Agritourism is a business venture on a working farm, ranch or agricultural enterprise that offers educational and fun experiences for visitors while generating supplemental income for the owner. Visitors participate in friendly
"discovery" and learning activities in natural or agricultural settings. Because it blends entertainment and education, agritourism is also known as “agrientertainment,” “agritainment” or “agrotourism.”

 

Social Media Networking

Whether you are a farmer or a business based in a downtown area, you need to know and understand social networking. Social networking using Facebook and Twitter has advantages for people on a limited budget.

In the October, 2009 issue we highlighted Christmas tree farmers Sandy and Bentley Curry of Start. I asked the Curry’s who have just recently begun social networking to explain its benefits. This is what they had to say:

“Facebook has been a wonderful communication tool for Curry Farms, Inc. We asked friends to become our “fans” at Curry Farm, Inc. We also used Facebook to refer folks to www.curryfarms.net where they could book field trips and parties online. We gained lots of new customers and sold out of trees by December 8, 2009. Having high speed internet is important. Using Facebook is less time consuming than email. Many of our customers are on Facebook and have responded to our posts. It was certainly less costly than television ads, radio or direct mail.”

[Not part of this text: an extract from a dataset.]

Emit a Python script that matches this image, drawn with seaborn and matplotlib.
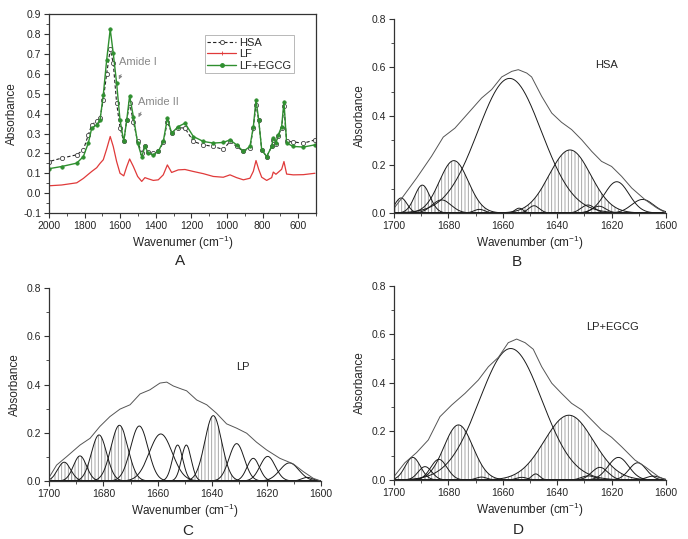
import numpy as np
import pandas as pd
import matplotlib
matplotlib.use("Agg")
import matplotlib.pyplot as plt
from matplotlib.lines import Line2D
from matplotlib.ticker import MultipleLocator, FormatStrFormatter
import seaborn as sns

# ---- panel A: FTIR spectra ----
wn = [2000, 1929, 1844, 1807, 1779, 1760, 1732, 1713, 1695, 1676, 1656, 1639, 1620,
      1601, 1580, 1563, 1547, 1526, 1502, 1479, 1461, 1442, 1414, 1386, 1358, 1335,
      1311, 1274, 1236, 1189, 1133, 1077, 1021, 983, 946, 908, 871, 852, 837, 822,
      805, 777, 749, 740, 725, 712, 693, 680, 665, 628, 571, 506]
hsa = [0.159, 0.176, 0.193, 0.218, 0.293, 0.344, 0.362, 0.380, 0.470, 0.600, 0.724,
       0.654, 0.453, 0.330, 0.260, 0.369, 0.453, 0.360, 0.260, 0.200, 0.235, 0.205,
       0.200, 0.210, 0.255, 0.360, 0.302, 0.330, 0.327, 0.260, 0.243, 0.235, 0.220,
       0.260, 0.235, 0.210, 0.226, 0.330, 0.444, 0.369, 0.218, 0.184, 0.235, 0.268,
       0.245, 0.288, 0.330, 0.436, 0.260, 0.258, 0.251, 0.268]
lf = [0.037, 0.041, 0.052, 0.074, 0.095, 0.109, 0.128, 0.150, 0.168, 0.222, 0.285,
      0.235, 0.159, 0.100, 0.087, 0.134, 0.172, 0.134, 0.084, 0.059, 0.078, 0.072,
      0.064, 0.067, 0.092, 0.142, 0.104, 0.117, 0.119, 0.109, 0.098, 0.084, 0.080,
      0.092, 0.078, 0.067, 0.075, 0.110, 0.164, 0.120, 0.080, 0.064, 0.078, 0.106,
      0.095, 0.105, 0.120, 0.159, 0.096, 0.092, 0.093, 0.100]
lf_egcg = [0.123, 0.134, 0.151, 0.184, 0.252, 0.327, 0.344, 0.369, 0.494, 0.670, 0.825,
           0.704, 0.553, 0.369, 0.260, 0.369, 0.490, 0.385, 0.252, 0.184, 0.235, 0.200,
           0.193, 0.210, 0.260, 0.377, 0.302, 0.335, 0.352, 0.285, 0.260, 0.252, 0.255,
           0.268, 0.243, 0.210, 0.235, 0.335, 0.469, 0.369, 0.218, 0.184, 0.235, 0.277,
           0.252, 0.293, 0.335, 0.461, 0.252, 0.235, 0.232, 0.243]

# ---- panel B: HSA amide I band fit ----
b_center = [1697.4, 1689.6, 1682.5, 1678.0, 1668.6, 1657.5, 1654.0, 1648.5, 1635.3,
            1628.7, 1624.6, 1618.1, 1608.6]
b_height = [0.062, 0.115, 0.054, 0.216, 0.015, 0.555, 0.020, 0.030, 0.260,
            0.033, 0.028, 0.129, 0.056]
b_sigma = [2.2, 2.8, 3.5, 5.3, 2.0, 11.7, 1.5, 2.0, 7.6, 2.5, 2.5, 4.5, 4.0]
b_hatch = [True, True, False, True, False, False, False, False, True,
           False, False, False, False]
b_env_x = [1700, 1696.6, 1691.7, 1686.2, 1681.9, 1677.6, 1672.7, 1667.8, 1664.1,
           1660.4, 1656.7, 1654.3, 1651.2, 1649.4, 1645.7, 1642.0, 1638.4, 1634.7,
           1631.0, 1627.3, 1623.7, 1620.0, 1616.3, 1612.6, 1607.7, 1603.4, 1600]
b_env_y = [0.020, 0.069, 0.144, 0.234, 0.313, 0.350, 0.412, 0.474, 0.509, 0.561,
           0.584, 0.591, 0.577, 0.561, 0.481, 0.412, 0.374, 0.344, 0.302, 0.254,
           0.213, 0.192, 0.151, 0.103, 0.055, 0.021, 0.0]

# ---- panel C: LP ----
c_center = [1694.4, 1688.6, 1681.6, 1674.1, 1666.8, 1658.9, 1652.7, 1649.5, 1639.6,
            1631.0, 1624.9, 1619.6, 1611.6, 1605.0]
c_height = [0.078, 0.104, 0.191, 0.231, 0.228, 0.195, 0.149, 0.149, 0.271,
            0.155, 0.094, 0.102, 0.075, 0.015]
c_sigma = [2.4, 2.4, 2.8, 3.1, 3.2, 4.2, 1.9, 1.8, 3.1, 2.8, 2.3, 2.8, 3.5, 2.0]
c_hatch = [True, True, True, True, False, False, False, False, True,
           False, False, False, False, False]
c_env_x = [1700, 1697.2, 1693.5, 1688.6, 1684.9, 1681.3, 1677.6, 1673.9, 1670.2,
           1666.5, 1662.9, 1659.2, 1656.7, 1654.3, 1651.2, 1649.4, 1645.7, 1642.0,
           1638.4, 1634.7, 1631.0, 1627.3, 1623.7, 1620.0, 1615.1, 1610.2, 1606.5,
           1602.8, 1600]
c_env_y = [0.014, 0.066, 0.101, 0.149, 0.177, 0.226, 0.267, 0.298, 0.316, 0.361,
           0.378, 0.406, 0.410, 0.394, 0.381, 0.374, 0.336, 0.316, 0.281, 0.237,
           0.219, 0.198, 0.161, 0.129, 0.094, 0.071, 0.039, 0.011, 0.0]

# ---- panel D: LP+EGCG ----
d_center = [1693.1, 1688.6, 1683.5, 1676.3, 1667.8, 1657.1, 1653.0, 1647.9, 1635.7,
            1628.6, 1624.3, 1617.5, 1610.4, 1604.7]
d_height = [0.093, 0.055, 0.085, 0.227, 0.012, 0.542, 0.011, 0.025, 0.267,
            0.017, 0.052, 0.093, 0.071, 0.016]
d_sigma = [2.8, 2.5, 3.0, 5.3, 2.0, 11.5, 2.0, 1.5, 9.0, 2.5, 3.0, 3.8, 3.2, 2.5]
d_hatch = [True, False, False, True, False, False, False, False, True,
           False, False, False, False, False]
d_env_x = [1700, 1696.0, 1691.7, 1687.4, 1683.1, 1678.8, 1673.9, 1669.0, 1665.3,
           1661.6, 1658.0, 1654.9, 1651.8, 1648.8, 1645.7, 1642.0, 1638.4, 1634.7,
           1631.0, 1627.3, 1623.7, 1620.0, 1616.3, 1611.4, 1607.7, 1602.8, 1600]
d_env_y = [0.014, 0.071, 0.113, 0.165, 0.261, 0.309, 0.357, 0.412, 0.467, 0.506,
           0.566, 0.581, 0.566, 0.539, 0.467, 0.399, 0.357, 0.316, 0.289, 0.247,
           0.206, 0.176, 0.137, 0.082, 0.055, 0.014, 0.0]

sns.set_style("ticks")
plt.rcParams['font.family'] = ['Liberation Sans', 'DejaVu Sans']
plt.rcParams['hatch.linewidth'] = 0.6
plt.rcParams['mathtext.default'] = 'regular'

fig = plt.figure(figsize=(6.88, 5.39), dpi=100)
axA = fig.add_axes([0.0712, 0.6048, 0.3881, 0.3687])
axB = fig.add_axes([0.5727, 0.6048, 0.3953, 0.3600])
axC = fig.add_axes([0.0712, 0.1076, 0.3953, 0.3580])
axD = fig.add_axes([0.5727, 0.1095, 0.3953, 0.3600])

red = '#e03a3a'
green = '#2f8f2f'

# panel A
sns.lineplot(x=wn, y=hsa, ax=axA, color='#222222', linestyle=(0, (3, 2)), lw=0.8,
             marker='o', markersize=3, markerfacecolor='white',
             markeredgecolor='#444444', markeredgewidth=0.6)
sns.lineplot(x=wn, y=lf, ax=axA, color=red, lw=0.9)
sns.lineplot(x=wn, y=lf_egcg, ax=axA, color=green, lw=1.0,
             marker='o', markersize=2.5, markerfacecolor=green,
             markeredgecolor=green, markeredgewidth=0.5)
axA.set_xlim(2000, 500)
axA.set_ylim(-0.1, 0.9)
axA.xaxis.set_major_locator(MultipleLocator(200))
axA.xaxis.set_minor_locator(MultipleLocator(100))
axA.yaxis.set_major_locator(MultipleLocator(0.1))
axA.yaxis.set_minor_locator(MultipleLocator(0.05))
axA.yaxis.set_major_formatter(FormatStrFormatter('%.1f'))
axA.set_xlabel('Wavenumer (cm$^{-1}$)', fontsize=8.5, labelpad=2)
axA.set_ylabel('Absorbance', fontsize=8.5, labelpad=4)
axA.text(1607, 0.66, 'Amide I', color='#888888', fontsize=8, va='center')
axA.annotate('', xy=(1614, 0.56), xytext=(1588, 0.61),
             arrowprops=dict(arrowstyle='-|>', color='#888888', lw=0.6, mutation_scale=5))
axA.text(1498, 0.46, 'Amide II', color='#888888', fontsize=8, va='center')
axA.annotate('', xy=(1504, 0.37), xytext=(1476, 0.42),
             arrowprops=dict(arrowstyle='-|>', color='#888888', lw=0.6, mutation_scale=5))
handles = [
    Line2D([], [], color='#222222', linestyle=(0, (3, 2)), lw=0.8, marker='o',
           markersize=3, markerfacecolor='white', markeredgecolor='#444444',
           markeredgewidth=0.6),
    Line2D([], [], color=red, lw=0.9, marker='|', markersize=3, markeredgewidth=0.6),
    Line2D([], [], color=green, lw=1.0, marker='o', markersize=2.5),
]
leg = axA.legend(handles, ['HSA', 'LF', 'LF+EGCG'], loc='upper left',
                 bbox_to_anchor=(0.584, 0.894), fontsize=8, frameon=True,
                 fancybox=False, handlelength=2.6, handletextpad=0.3,
                 borderpad=0.2, labelspacing=0.15, borderaxespad=0)
leg.get_frame().set_edgecolor('#999999')
leg.get_frame().set_linewidth(0.6)
for s in axA.spines.values():
    s.set_color('#333333')
    s.set_linewidth(0.9)

grid = np.linspace(1600, 1700, 801)


def fit_panel(ax, centers, heights, sigmas, hatched, env_x, env_y, title, tx, ty):
    for c, h, s, hat in zip(centers, heights, sigmas, hatched):
        g = h * np.exp(-(grid - c) ** 2 / (2 * s ** 2))
        if hat:
            ax.fill_between(grid, 0, g, facecolor='none', edgecolor='#9a9a9a',
                            hatch='|||||', linewidth=0)
        sns.lineplot(x=grid, y=g, ax=ax, color='#1a1a1a', lw=0.7)
    sns.lineplot(x=env_x, y=env_y, ax=ax, color='#555555', lw=0.7)
    ax.set_xlim(1700, 1600)
    ax.set_ylim(0, 0.8)
    ax.xaxis.set_major_locator(MultipleLocator(20))
    ax.xaxis.set_minor_locator(MultipleLocator(10))
    ax.yaxis.set_major_locator(MultipleLocator(0.2))
    ax.yaxis.set_minor_locator(MultipleLocator(0.1))
    ax.yaxis.set_major_formatter(FormatStrFormatter('%.1f'))
    ax.set_xlabel('Wavenumber (cm$^{-1}$)', fontsize=8.5, labelpad=2)
    ax.set_ylabel('Absorbance', fontsize=8.5, labelpad=4)
    ax.text(tx, ty, title, fontsize=8, ha='center', va='center')
    sns.despine(ax=ax)
    for k in ['left', 'bottom']:
        ax.spines[k].set_color('#333333')
        ax.spines[k].set_linewidth(0.9)


fit_panel(axB, b_center, b_height, b_sigma, b_hatch, b_env_x, b_env_y, 'HSA', 1621.8, 0.612)
fit_panel(axC, c_center, c_height, c_sigma, c_hatch, c_env_x, c_env_y, 'LP', 1628.7, 0.474)
fit_panel(axD, d_center, d_height, d_sigma, d_hatch, d_env_x, d_env_y, 'LP+EGCG', 1619.5, 0.63)

for ax in [axA, axB, axC, axD]:
    ax.tick_params(axis='both', which='major', direction='out', length=3.5,
                   width=0.8, labelsize=7.5, pad=2, color='#333333')
    ax.tick_params(axis='both', which='minor', direction='out', length=2,
                   width=0.6, color='#333333')

fig.text(180 / 688, 1 - 261 / 539, 'A', fontsize=11, ha='center', va='center')
fig.text(517 / 688, 1 - 262 / 539, 'B', fontsize=11, ha='center', va='center')
fig.text(188 / 688, 1 - 531 / 539, 'C', fontsize=11, ha='center', va='center')
fig.text(518 / 688, 1 - 530 / 539, 'D', fontsize=11, ha='center', va='center')

fig.savefig('out.png', dpi=100)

Making Money With What You Have

Sometimes it takes someone else’s appreciation of what we have to make us understand that we have something of value. Recently, I asked someone to describe their property. They began by saying they didn’t have much, just lots of pine trees with an occasional trail left by the pulpwood cutters and a cabin with a wood burning fireplace down by their pond.

They just described paradise for some travelers. Too often, we can’t see our potential.

I found a Web site in a recent Internet search that charged $150 a night for a cabin in the woods. If you could package that stay with hiking, bird watching and fishing you could charge more.

Before deciding your property has no potential, visit Web sites and see what others are offering. You might be surprised to learn you are sitting on a gold mine.

Check out these sites:

Haycation in the Catskills:

http://video.nytimes.com/video/2009/08/25/dining/1247464213652/my-summer-haycation.html

Farm tours and outdoor fun:

www.summersfarm.com/

Country adventures:

http://www.country-adventures.com/index.cfm

Ecology, fishing trips, etc.:

www.crystalcoastnc.org/activities

Plantation life:

http://www.frogmoreplantation.com

Yellow Rails and Rice Festival

The first annual Yellow Rails and Rice Festival (YRARF) took place on two consecutive weekends: October 30-November 1 and November 6-7, 2009 in the parishes of Jefferson Davis, Cameron, and Calcasieu. The festival brought together birdwatchers and other environmental enthusiasts with southwestern Louisiana rice farmers to highlight the role of Louisiana’s working wetlands in bird conservation, and to provide recreational enjoyment for birders and possible economic opportunities for area farmers.

The festival was named for the Yellow Rail, a very secretive migratory waterbird species; cultivated rice is one of the Yellow Rail’s primary habitats in Louisiana during the non-breeding season (October to April) in the Gulf Coast region.

Yellow Rails Visible from Combine

combine

Because they are so secretive and difficult to see, Yellow Rails are highly sought after by many birdwatchers. The Southwestern Louisiana rice growing region is ideally suited for observing this otherwise difficult to find species: the region produces a substantial second crop of rice during the mid-late fall, the harvest of which coincides perfectly with the arrival of substantial numbers of Yellow Rails (as well as other rail species) from their northern breeding grounds during October-November.

Fields of maturing rice provide premium rail habitat, and the birds can be easily observed as they fly or run out of the path of the harvesting combines. Thus, the Yellow Rail is an excellent symbol representing the second rice harvest and its tremendous overall importance to birds.

The YRARF was free and open to the public thanks to the generous support of volunteers, partner organizations and private donors.

YRARF had the support of the Louisiana Department of Agriculture and Forestry, Louisiana Department of Wildlife and Fisheries, the LSU AgCenter, Louisiana Rice Growers Association, Jefferson Davis Parish Rice Growers Association, and USA Rice Federation, National Audubon Society, Baton Rouge Audubon Society, Louisiana Ornithological Society, Jefferson Davis Economic Development and Tourism Commission, and Decatur Street LLC. Employees of the U. S. Fish and Wildlife Service and U. S. Geological Survey were among the many volunteer facilitators helping participant’s spot rails.